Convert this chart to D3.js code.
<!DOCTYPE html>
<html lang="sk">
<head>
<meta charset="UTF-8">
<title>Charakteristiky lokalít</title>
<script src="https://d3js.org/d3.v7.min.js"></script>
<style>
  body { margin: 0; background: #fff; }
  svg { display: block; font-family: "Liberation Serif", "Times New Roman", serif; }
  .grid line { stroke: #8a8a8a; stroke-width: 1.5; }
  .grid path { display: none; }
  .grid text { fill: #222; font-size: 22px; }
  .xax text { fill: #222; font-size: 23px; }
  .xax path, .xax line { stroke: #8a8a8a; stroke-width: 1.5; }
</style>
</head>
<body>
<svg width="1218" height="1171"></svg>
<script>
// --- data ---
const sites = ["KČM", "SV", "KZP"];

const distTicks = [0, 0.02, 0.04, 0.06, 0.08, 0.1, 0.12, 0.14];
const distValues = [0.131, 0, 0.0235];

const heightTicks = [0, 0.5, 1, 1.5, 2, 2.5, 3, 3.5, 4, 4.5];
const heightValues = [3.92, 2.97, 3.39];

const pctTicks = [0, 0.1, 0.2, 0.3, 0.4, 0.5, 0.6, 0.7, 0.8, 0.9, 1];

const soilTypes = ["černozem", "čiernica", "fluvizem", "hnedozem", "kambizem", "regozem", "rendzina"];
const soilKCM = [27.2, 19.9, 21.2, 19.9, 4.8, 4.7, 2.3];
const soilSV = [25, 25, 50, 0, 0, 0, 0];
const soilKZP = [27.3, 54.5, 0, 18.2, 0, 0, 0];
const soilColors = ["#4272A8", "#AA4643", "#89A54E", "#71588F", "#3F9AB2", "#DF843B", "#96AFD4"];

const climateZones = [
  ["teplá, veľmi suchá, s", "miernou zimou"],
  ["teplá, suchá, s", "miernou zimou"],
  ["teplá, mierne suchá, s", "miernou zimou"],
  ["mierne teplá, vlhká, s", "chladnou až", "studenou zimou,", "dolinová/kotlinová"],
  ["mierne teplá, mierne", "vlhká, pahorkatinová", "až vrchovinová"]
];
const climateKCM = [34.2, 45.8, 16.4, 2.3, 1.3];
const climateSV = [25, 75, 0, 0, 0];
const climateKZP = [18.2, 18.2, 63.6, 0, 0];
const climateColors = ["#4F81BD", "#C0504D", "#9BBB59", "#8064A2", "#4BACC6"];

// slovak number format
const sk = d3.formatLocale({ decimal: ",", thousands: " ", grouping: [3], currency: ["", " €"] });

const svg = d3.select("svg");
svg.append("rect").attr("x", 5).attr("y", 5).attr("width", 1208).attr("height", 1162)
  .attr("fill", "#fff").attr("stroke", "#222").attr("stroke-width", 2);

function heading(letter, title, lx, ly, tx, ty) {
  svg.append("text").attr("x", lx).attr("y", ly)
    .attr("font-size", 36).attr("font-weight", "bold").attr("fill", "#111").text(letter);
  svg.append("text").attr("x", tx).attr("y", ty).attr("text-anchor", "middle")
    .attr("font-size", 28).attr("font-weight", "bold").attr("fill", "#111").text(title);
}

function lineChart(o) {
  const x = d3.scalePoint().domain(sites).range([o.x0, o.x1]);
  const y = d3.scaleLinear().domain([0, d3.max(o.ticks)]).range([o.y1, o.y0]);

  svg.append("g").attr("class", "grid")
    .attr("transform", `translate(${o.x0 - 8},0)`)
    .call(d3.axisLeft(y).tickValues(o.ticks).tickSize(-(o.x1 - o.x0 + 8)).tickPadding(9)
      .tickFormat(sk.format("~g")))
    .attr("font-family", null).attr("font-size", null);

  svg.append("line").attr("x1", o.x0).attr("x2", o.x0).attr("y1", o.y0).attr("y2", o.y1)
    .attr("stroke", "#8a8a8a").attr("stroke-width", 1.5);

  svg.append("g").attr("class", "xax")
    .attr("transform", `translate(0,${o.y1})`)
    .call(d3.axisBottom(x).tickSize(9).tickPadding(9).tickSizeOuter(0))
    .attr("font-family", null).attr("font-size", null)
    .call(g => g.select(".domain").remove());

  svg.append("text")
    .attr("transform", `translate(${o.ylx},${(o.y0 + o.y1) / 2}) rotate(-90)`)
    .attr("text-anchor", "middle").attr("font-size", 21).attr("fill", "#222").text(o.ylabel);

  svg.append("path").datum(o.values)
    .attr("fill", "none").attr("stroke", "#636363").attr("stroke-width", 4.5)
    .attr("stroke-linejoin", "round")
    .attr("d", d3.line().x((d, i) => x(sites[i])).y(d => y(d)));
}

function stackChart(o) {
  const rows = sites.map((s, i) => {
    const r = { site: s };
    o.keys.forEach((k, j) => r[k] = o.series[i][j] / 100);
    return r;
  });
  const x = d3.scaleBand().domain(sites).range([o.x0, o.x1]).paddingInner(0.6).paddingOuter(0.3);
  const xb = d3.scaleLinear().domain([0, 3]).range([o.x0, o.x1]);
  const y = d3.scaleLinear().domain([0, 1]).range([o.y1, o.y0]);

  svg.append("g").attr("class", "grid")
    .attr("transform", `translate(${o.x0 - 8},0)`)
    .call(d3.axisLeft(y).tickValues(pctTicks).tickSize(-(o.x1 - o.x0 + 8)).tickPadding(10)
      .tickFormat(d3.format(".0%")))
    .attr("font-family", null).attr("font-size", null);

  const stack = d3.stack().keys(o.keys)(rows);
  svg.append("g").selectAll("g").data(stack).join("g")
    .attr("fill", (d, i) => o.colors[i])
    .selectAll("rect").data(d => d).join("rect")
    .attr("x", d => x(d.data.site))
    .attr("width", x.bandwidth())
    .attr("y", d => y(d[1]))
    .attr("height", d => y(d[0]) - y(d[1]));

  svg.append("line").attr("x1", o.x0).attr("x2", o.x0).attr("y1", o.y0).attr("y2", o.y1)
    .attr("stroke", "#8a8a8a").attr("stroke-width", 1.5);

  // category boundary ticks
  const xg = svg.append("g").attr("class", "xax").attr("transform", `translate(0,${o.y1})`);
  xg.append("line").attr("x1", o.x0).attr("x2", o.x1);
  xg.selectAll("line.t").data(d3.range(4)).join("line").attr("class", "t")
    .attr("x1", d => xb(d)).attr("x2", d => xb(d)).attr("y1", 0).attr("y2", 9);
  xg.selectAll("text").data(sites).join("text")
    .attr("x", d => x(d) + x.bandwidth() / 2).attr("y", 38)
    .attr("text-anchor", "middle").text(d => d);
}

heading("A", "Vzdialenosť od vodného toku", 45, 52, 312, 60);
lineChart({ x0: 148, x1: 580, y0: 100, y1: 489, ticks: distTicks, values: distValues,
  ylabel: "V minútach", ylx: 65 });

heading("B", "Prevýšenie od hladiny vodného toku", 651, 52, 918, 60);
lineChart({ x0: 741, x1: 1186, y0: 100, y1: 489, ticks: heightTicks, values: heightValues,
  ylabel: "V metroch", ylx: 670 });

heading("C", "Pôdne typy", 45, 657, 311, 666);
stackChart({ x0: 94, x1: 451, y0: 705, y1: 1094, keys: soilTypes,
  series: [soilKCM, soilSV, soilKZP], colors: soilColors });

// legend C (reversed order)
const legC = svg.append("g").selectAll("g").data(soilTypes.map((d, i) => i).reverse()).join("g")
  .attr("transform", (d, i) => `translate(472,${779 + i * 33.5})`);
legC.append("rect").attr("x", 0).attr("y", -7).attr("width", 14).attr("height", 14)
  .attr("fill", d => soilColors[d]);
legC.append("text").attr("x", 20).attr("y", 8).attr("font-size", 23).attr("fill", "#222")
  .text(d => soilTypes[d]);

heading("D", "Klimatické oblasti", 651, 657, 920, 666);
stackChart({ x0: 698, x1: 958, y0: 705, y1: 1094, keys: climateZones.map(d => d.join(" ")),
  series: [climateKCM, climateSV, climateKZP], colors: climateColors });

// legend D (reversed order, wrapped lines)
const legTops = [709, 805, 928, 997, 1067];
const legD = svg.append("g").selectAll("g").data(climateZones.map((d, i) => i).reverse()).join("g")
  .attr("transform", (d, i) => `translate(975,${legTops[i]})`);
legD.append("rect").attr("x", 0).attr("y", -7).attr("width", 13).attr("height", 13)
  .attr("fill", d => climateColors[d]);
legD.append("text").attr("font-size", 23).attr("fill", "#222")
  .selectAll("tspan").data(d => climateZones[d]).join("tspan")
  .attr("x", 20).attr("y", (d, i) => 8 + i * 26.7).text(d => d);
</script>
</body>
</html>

——————

» WHAT THE EXERCISE ASKS
Starting with the first line of the data above, copy each line exactly until you reach the line with "0.8, 0.9, 1];"; include that line as well.

» TASK RESULT
Convert this chart to D3.js code.
<!DOCTYPE html>
<html lang="sk">
<head>
<meta charset="UTF-8">
<title>Charakteristiky lokalít</title>
<script src="https://d3js.org/d3.v7.min.js"></script>
<style>
  body { margin: 0; background: #fff; }
  svg { display: block; font-family: "Liberation Serif", "Times New Roman", serif; }
  .grid line { stroke: #8a8a8a; stroke-width: 1.5; }
  .grid path { display: none; }
  .grid text { fill: #222; font-size: 22px; }
  .xax text { fill: #222; font-size: 23px; }
  .xax path, .xax line { stroke: #8a8a8a; stroke-width: 1.5; }
</style>
</head>
<body>
<svg width="1218" height="1171"></svg>
<script>
// --- data ---
const sites = ["KČM", "SV", "KZP"];

const distTicks = [0, 0.02, 0.04, 0.06, 0.08, 0.1, 0.12, 0.14];
const distValues = [0.131, 0, 0.0235];

const heightTicks = [0, 0.5, 1, 1.5, 2, 2.5, 3, 3.5, 4, 4.5];
const heightValues = [3.92, 2.97, 3.39];

const pctTicks = [0, 0.1, 0.2, 0.3, 0.4, 0.5, 0.6, 0.7, 0.8, 0.9, 1];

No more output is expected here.